Traditionally, presidents submit their budgets within a week of delivering the big speech, and quickly find themselves on the defensive and bogged down over the details. For a variety of reasons, Obama had the luxury of a long budget postponement.

"He's been able to talk about all the good stuff he wants to do," said veteran budget analyst Stan Collender. "Of course, it will all come to an end next week when he has to start talking about his actual budget. But my guess is the White House looked at those three weeks and said, `OK, we've got an opportunity that most presidents never have. How do we make it work for us?"

Obama used the hiatus to court his Democratic base while reaching out to Republican leaders and big business.

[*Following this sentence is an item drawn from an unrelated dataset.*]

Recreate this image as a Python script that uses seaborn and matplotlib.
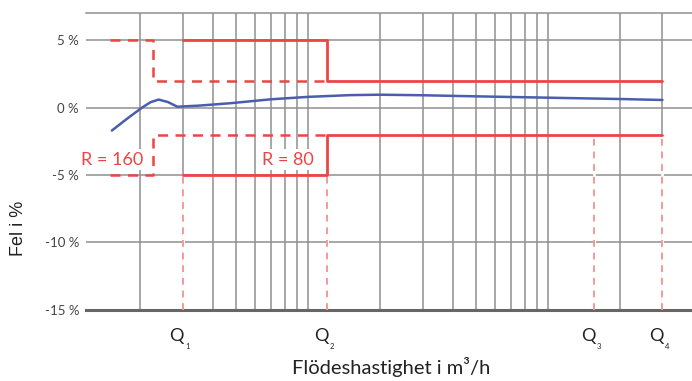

He traveled the country, telling audiences he'll "win the future" by making the U.S. more competitive globally. He pressed business leaders to stop hoarding cash and to "ask yourselves what you can do for America." He wooed them by talking up free trade pacts, lower corporate tax rates and getting burdensome government regulations off their backs.

Obama also promoted his plans for high-speed rail, wind farms and entrepreneurship - all in the name of producing more jobs.

On Thursday, he was in Michigan's rural Upper Peninsula to talk about his goal of giving nearly all Americans access to high-speed wireless services.

Earlier, he gave a televised interview to conservative Fox news host Bill O'Reilly on Super Bowl Sunday, continued his charm offensive with a speech to the U.S. Chamber of Commerce on Monday, and held a private White House lunch with House Republican leaders on Wednesday.

House Majority Leader Eric Cantor, R-Va., cited a "fairly robust conversation" at the lunch "about the need for all of us to work together to signal that we're serious about cutting spending."

No matter that both sides are still talking past each other - even as they claim they want to find common ground.

Did Obama and the Republicans agree on any single item? "Not that I'm aware of," said White House spokesman Robert Gibbs.

The two sides are still far apart, having staked out clear differences they will carry into the 2012 elections, and the time for actual negotiations and compromise is still far off.

The president is proposing more spending on infrastructure, education and other job-creating 'investments." Republicans reject what they see as more runaway stimulus spending - and focus almost exclusively on spending restraint and deficit reduction.

American University political scientist James Thurber said Obama is trying to be pragmatic even though "he never gets very specific" on just how he'd reduce trillion-dollar-plus deficits at the same time he's pumping more government money into new programs.

Still, Thurber suggested that Obama had lowered the temperature on partisan rhetoric by reaching out to corporate America and the GOP leadership. "This is symbolically important. And what both sides are not doing is important. They're not expressing extreme partisan anger toward each other." Both sides are making calculated political bets. Republicans, beholden to tea party activists and other fiscal conservatives for their mid-term victories, promised to cut spending and make it their No. 1 domestic priority.

"That's what they ran on," said Norman Ornstein, a senior fellow at the American Enterprise Institute think tank. "That's what the tea party mandate is. They put themselves into a box."

Obama got the three-week grace period between the State of the Union and his budget submission because his new budget director, Jacob Lew, wasn't confirmed by the Senate until after Election Day and needed extra time to get up to speed. Also, budget writing has been complicated by Congress' failure to pass individual appropriations bills to pay for government operations in the current fiscal year. The government is operating under stopgap spending legislation.